Scouts missed an opportunity to catch the potential first round pick at the event, but being seen isn’t an issue. McCoshen is no stranger to larger stages.

Last year his Blackhawks lost in the league finals to the Green Bay Gamblers and then kicked off their season by finishing second at the Junior Club World Cup in Omsk, Russia. He followed that up by playing in the first ever USA Hockey All-American prospects game in late September and most recently suited up late last month for Team West – was named a captain for the game – in his second USHL Prospects Game in Muskegon, Michigan.

“It was a huge honor (to be a captain), the USHL has done a lot for me,” McCoshen said. “This is pretty much where I’ve developed all of my skills and have played my entire junior hockey career so far.”

The United States Hockey League has taught McCoshen well.

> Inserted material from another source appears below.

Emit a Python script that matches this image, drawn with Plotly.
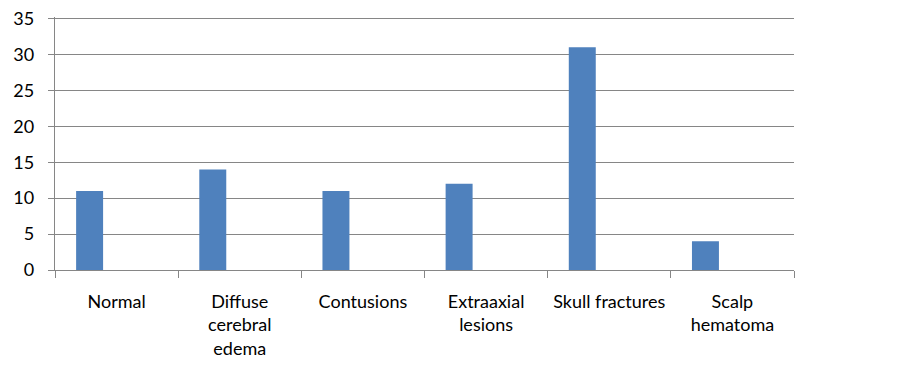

“I think Ian is a very good student of the game. I think all those (events) allow him to see other teams and other talented players,” O’Handley said. “Being able to adapt your game to an environment and all those experiences just complete the package for Ian. He’s had a great three year run (in Waterloo) that has allowed him to see and experience a lot of different things.”

Now McCoshen is focused on finishing up the regular season strong while gearing up to make another deep playoff run with the Blackhaws. Then come June, he can figure out which NHL organization he’ll begin his pro career with as he’s all but assured to have his named called in New Jersey.

“I don’t know if he’s a bona fide offensive guy, but he’s going to give his college team or pro team some offense because he can shoot it so hard,” said PK O’Handley, who has been McCoshen’s coach for the three years he’s played in Waterloo. “I don’t know if he’s a number one power play guy in the NHL but he’s a power play guy of some sort because of his ability to shoot.”

O’Handley believes that in the NHL McCoshen can fit into a top-four role on a team’s depth chart if he can up his decision-making skills.

“I think there are some management points to his game he can get better at,” O’Handley admitted. “Sometimes it’s just chipping a puck out and buying some time. He’s a competitive guy and sometimes he tries to be everything for our team and sometimes it counteracts itself. It’s just some fine tuning of management, when to slow it down and when to speed it up for the team’s success as well as his.”

And if he’s able to that, McCoshen will make an NHL team thrilled with their investment.